Speaking as a spec-fic editor (I work at both Escape Pod and the Drabblecast), the things that bug me (and will generally cause me to reject stories out of hand, in case anyone reading this is also intending to submit stories) are less the nitpicky medically accurate details of hospital care and are more toward the specific pitfalls of speculative fiction, like Deoridhe's mention of delusions/hallucinations being completely disconnected from the character having them because the plot requires the hallucinatory aliens be real at the end, or - and this is the big one at the Drabblecast in particular - the mental-illness-specific form of the Wikipedia Story.

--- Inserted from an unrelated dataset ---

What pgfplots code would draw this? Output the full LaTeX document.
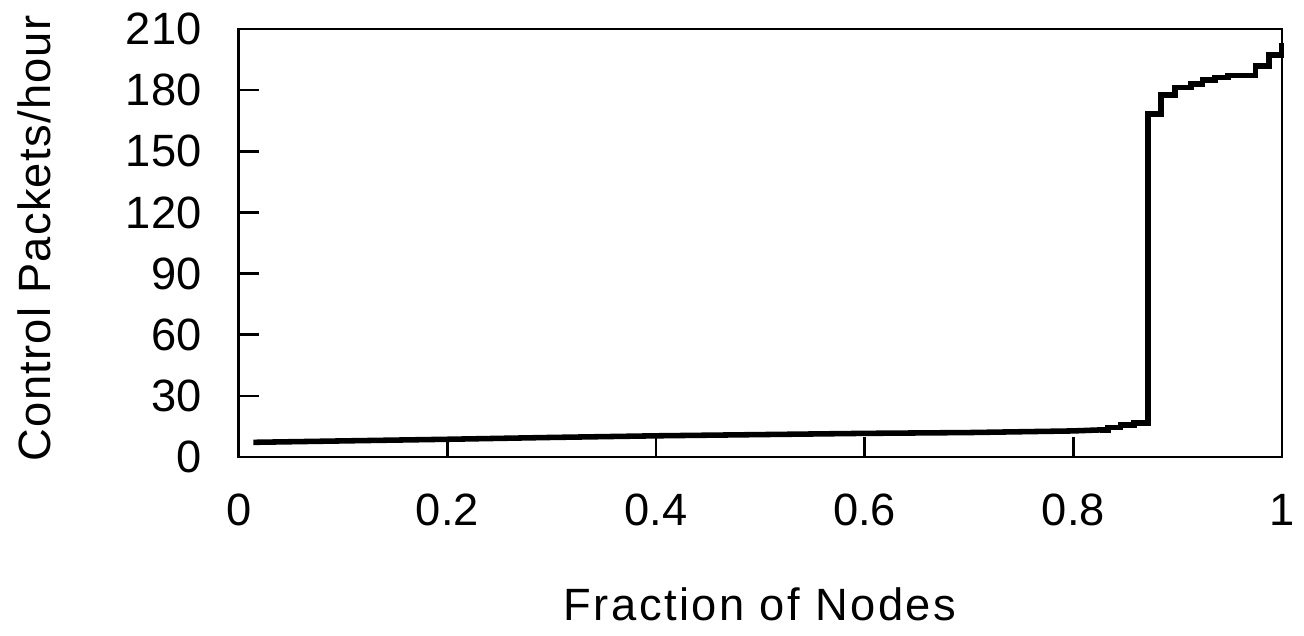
\documentclass[border=0pt]{standalone}
\usepackage{fontspec}
\setmainfont{Liberation Sans}
\usepackage{pgfplots}
\pgfplotsset{compat=1.18}
\begin{document}
\begin{tikzpicture}
\path[use as bounding box] (-85.93pt,-64.08pt) rectangle (383.51pt,164.52pt);
\begin{axis}[
  at={(0,0)}, anchor=south west,
  scale only axis,
  width=375.6pt, height=154.08pt,
  xmin=0, xmax=1, ymin=0, ymax=210,
  xtick={0,0.2,0.4,0.6,0.8,1},
  xticklabels={0,0.2,0.4,0.6,0.8,1},
  ytick={0,30,60,90,120,150,180,210},
  tick align=inside,
  xtick pos=bottom, ytick pos=left,
  major tick length=7.2pt,
  every tick/.style={black, line width=0.9pt},
  axis line style={line width=1pt},
  /pgf/number format/assume math mode=true,
  tick label style={font=\fontsize{16.3}{19}\selectfont},
  xticklabel style={anchor=base, inner sep=0pt, yshift=-24.5pt},
  yticklabel style={anchor=east, inner sep=0pt, xshift=-13.2pt},
  every axis x label/.style={at={(axis description cs:0.4996,0)}, anchor=base, yshift=-58.7pt, inner sep=0pt},
  every axis y label/.style={at={(axis description cs:-0.1807,0.511)}, rotate=90, anchor=base, inner sep=0pt},
  label style={font=\fontsize{16.3}{19}\selectfont},
  xlabel={\addfontfeatures{LetterSpace=5.5}Fraction of Nodes},
  ylabel={\addfontfeatures{LetterSpace=2.8}Control Packets/hour},
  clip=false,
]
\addplot[black, line width=2pt, line join=miter] coordinates {
  (0.014,7.2) (0.1,7.9) (0.2,8.7) (0.3,9.6) (0.4,10.4) (0.5,11.0)
  (0.6,11.6) (0.7,12.0) (0.8,12.8) (0.826,13.3)
};
\addplot[black, line width=2pt, line join=miter, const plot mark left] coordinates {
  (0.826,13.3) (0.833,14.5) (0.845,15.7) (0.858,16.8) (0.8716,168.3)
  (0.884,177.6) (0.8975,181.4) (0.9125,183.0) (0.9237,185.0) (0.936,186.3)
  (0.948,187.1) (0.9745,191.9) (0.9875,197.3) (0.9993,203)
};
\end{axis}
\end{tikzpicture}
\end{document}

That is, the author has read about a mental illness (like, say, Alien Hand Syndrome) and had decided to write a story about it. These usually end up as not actually speculative fiction at all (i.e. the author writes the story from the perspective of the person with delusions, including their inaccurate perceptions) with the "twist" at the end of the delusion actually being true in some way. I generally find these to be bad writing on the face of things (since the plot and characters tend to be thin in favor of descriptions lifted from Wikipedia) and also usually pretty disrespectful toward just about everyone involved.

More broadly, using "being crazy" as a narrative get-out-of-corners-free card or portraying mental health workers as inherently evil and stifling (and oy do we get a lot of both of those, too) is still a problem, at least from my limited perspective. I just don't think this particular article is doing a great job at counteracting that; it's long and meandering and keeps (to me) kind of missing the point.
posted by Scattercat at 4:37 PM on September 2, 2014 [5 favorites]


I think the author is a psychiatrist btw. Wasn't immediately apparent to me.